A raid of at least RMB300 million worth of reportedly smuggled e-juice was announced by GDToday on August 22.
The actual raid took place on August 8, according to a US-based e-juice exporter who asked to remain anonymous.
“There’s no imported e-liquid for the past two weeks (in China) until whenever this thing is over,” said the exporter, who described his employees being handcuffed and company computers seized.
According to GDToday, Gongbei Customs Office Leader Zhou Bin said four companies were raided by more than 320 police officers due to suspicions of e-liquid being illegally imported from the United States.
The exporter That’s spoke to claims the American exporters were unaware of any illegal activity, and theorized that the freight forwarders may have underpaid taxes.
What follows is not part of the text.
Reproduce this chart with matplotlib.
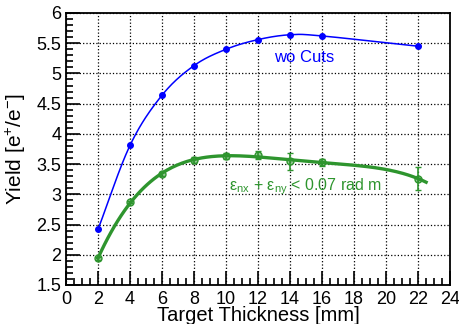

The majority of vape juice sold in China is imported, and Zhou says that e-cigarette sales have increased by over 300 percent annually in recent years.
China is one of the few countries in Asia where vaping is still unregulated.
Following the raid, a reported 20 people have been detained and authorities continue to investigate.
With vaping laws tightening throughout Asia, and many countries already banning the products outright, similar raids have taken place elsewhere on the continent.
In 2015, Straits Times reported that Malaysian authorities raided 300 e-cigarette stores and seized RMB156,000 worth of inventory, despite vaping being legal in most areas of the country.
A 2016 raid by authorities in Singapore, where e-cigarettes are illegal, seized over 1,000 vaping products valued at approximately RMB137,000.
In another case just days ago, Bangkok Post reported that Thai police brought down an online e-cigarette ring after raiding a warehouse and seizing about RMB600,000 in inventory. Vaping is illegal in Thailand.